A mutual insurer has come up with an innovative potential solution to the puzzle of how to pay for long-term care.

The ‘Care pension’ idea would combine a pension drawdown option with a care insurance product which means that people’s family homes would no longer be at risk of being sold to pay for care, according to Royal London.

Following the introduction of ‘pension freedoms’, growing numbers of people go into retirement with a pot of money from which they draw an income through retirement. Royal London suggested that care insurance could be ‘bolted on’ to these income drawdown arrangements, either in the form of a regular premium or a one-off lump sum.

The paper’s author, Royal London’s director of policy, Steve Webb, said more than a quarter of the population will spend some time in later life in residential care, and the total bill can easily run into tens of thousands of pounds. But many people don’t want to think about whether they will need to be looked after, while others incorrectly assume the government will pay if someone needs care.

“In extreme cases,  people can be forced to sell their family home to pay for care. It ought to be possible to take out insurance against this risk, but insurers are reluctant to offer products and consumers have been reluctant to take them up,” he said.

He added: “A ‘care pension’ could build on the increasingly popular ‘income drawdown’ product by adding in care insurance. To make this work, the government would need to make sure payments into such policies were tax-free, and would need to introduce an overall cap on lifetime care costs. With these changes, millions of people could start to build up protection against the risk of facing ‘catastrophic’ care costs in later life.”

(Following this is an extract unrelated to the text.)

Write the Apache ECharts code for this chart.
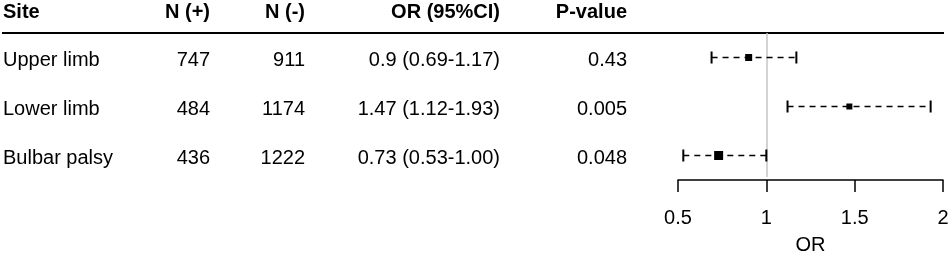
<!DOCTYPE html>
<html>
<head>
<meta charset="utf-8">
<script src="https://cdn.jsdelivr.net/npm/echarts@6/dist/echarts.min.js"></script>
<style>
html,body{margin:0;padding:0;background:#fff;}
#c{width:950px;height:254px;}
</style>
</head>
<body>
<div id="c"></div>
<script>
// ---- data ----
const headers = ['Site', 'N (+)', 'N (-)', 'OR (95%CI)', 'P-value'];
const sites = ['Upper limb', 'Lower limb', 'Bulbar palsy'];
const nPos = [747, 484, 436];
const nNeg = [911, 1174, 1222];
const orValues = [0.9, 1.47, 0.73];
const ciLower = [0.69, 1.12, 0.53];
const ciUpper = [1.17, 1.93, 1.00];
const ciText = ['0.9 (0.69-1.17)', '1.47 (1.12-1.93)', '0.73 (0.53-1.00)'];
const pValues = ['0.43', '0.005', '0.048'];
const xTicks = [0.5, 1, 1.5, 2];
const refValue = 1;

// ---- style ----
const FONT = '"Liberation Sans", Arial, sans-serif';
const BOX_PX = [7, 6, 9];
const COLS = [
  {x: 3, align: 'left'},
  {x: 210, align: 'right'},
  {x: 305, align: 'right'},
  {x: 500, align: 'right'},
  {x: 627, align: 'right'}
];

const chart = echarts.init(document.getElementById('c'), null, {renderer: 'canvas'});

const ciData = orValues.map((v, i) => [v, ciLower[i], ciUpper[i], i + 1, i]);

const option = {
  animation: false,
  backgroundColor: '#fff',
  grid: {left: 678, right: 7, top: 33, height: 147, outerBoundsMode: 'none', containLabel: false},
  xAxis: {
    type: 'value', min: xTicks[0], max: xTicks[xTicks.length - 1], interval: 0.5,
    axisLine: {show: true, lineStyle: {color: '#000', width: 1.5}},
    axisTick: {show: true, length: 12, lineStyle: {color: '#000', width: 1.5}},
    axisLabel: {fontSize: 20, color: '#000', fontFamily: FONT, margin: 28,
      formatter: v => String(v)},
    splitLine: {show: false},
    name: 'OR', nameLocation: 'middle', nameGap: 55,
    nameTextStyle: {fontSize: 20, color: '#000', fontFamily: FONT}
  },
  yAxis: {type: 'value', min: 0.5, max: 3.5, inverse: true, show: false},
  series: [
    {
      type: 'custom',
      data: ciData,
      z: 5,
      renderItem: function (params, api) {
        const row = api.value(3);
        const idx = api.value(4);
        const c = api.coord([api.value(0), row]);
        const l = api.coord([api.value(1), row]);
        const h = api.coord([api.value(2), row]);
        const s = BOX_PX[idx];
        return {
          type: 'group',
          children: [
            {type: 'line', shape: {x1: l[0], y1: l[1], x2: h[0], y2: h[1]},
             style: {stroke: '#000', lineWidth: 1.5, lineDash: [6, 5]}},
            {type: 'line', shape: {x1: l[0], y1: l[1] - 6, x2: l[0], y2: l[1] + 6},
             style: {stroke: '#000', lineWidth: 2}},
            {type: 'line', shape: {x1: h[0], y1: h[1] - 6, x2: h[0], y2: h[1] + 6},
             style: {stroke: '#000', lineWidth: 2}},
            {type: 'rect', shape: {x: c[0] - s / 2, y: c[1] - s / 2, width: s, height: s},
             style: {fill: '#000'}}
          ]
        };
      },
      markLine: {
        silent: true, symbol: 'none', label: {show: false},
        lineStyle: {color: '#c4c4c4', width: 1.5, type: 'solid'},
        data: [[{coord: [refValue, 0.5]}, {coord: [refValue, 3.44]}]]
      }
    }
  ]
};
chart.setOption(option);

// table text
const graphics = [];
headers.forEach((h, j) => {
  graphics.push({type: 'text', x: COLS[j].x, y: 12.5,
    style: {text: h, fill: '#000', font: 'bold 20px ' + FONT, textAlign: COLS[j].align, textVerticalAlign: 'middle'}});
});
graphics.push({type: 'line', shape: {x1: 2, y1: 33, x2: 944, y2: 33}, style: {stroke: '#000', lineWidth: 2}});
sites.forEach((s, i) => {
  const y = chart.convertToPixel({yAxisIndex: 0}, i + 1) + 2.5;
  const vals = [s, String(nPos[i]), String(nNeg[i]), ciText[i], pValues[i]];
  vals.forEach((t, j) => {
    graphics.push({type: 'text', x: COLS[j].x, y: y,
      style: {text: t, fill: '#000', font: '20px ' + FONT, textAlign: COLS[j].align, textVerticalAlign: 'middle'}});
  });
});
chart.setOption({graphic: graphics});
</script>
</body>
</html>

It also suggested favourable tax treatment on money taken out of income drawdown to pay for care insurance; if this money goes directly to an insurer and any payout from the policy goes straight to a care home, these withdrawals should be tax-free.

‘Single solution like using an earbud to clean an elephant’

Nathan Long, senior pension analyst at Hargreaves Lansdown, said there are really no easy answers, but any solution must tackle the huge public misunderstanding of the potential cost of care and the likelihood of actually needing it.

He said: “A single product solution to solve the problems of long-term care funding is like using an earbud to clean an elephant. Successive governments have continually kicked the can down the road, rather than go toe-to-toe with the complexities of the problem.

“While people’s awareness may increase over time as more and more of us experience our parents paying for care, the reality is a major intervention is needed. Tax free pension pay-outs to fund care costs has potential as a long-term solution, but there are far bigger challenges that need to be met first.”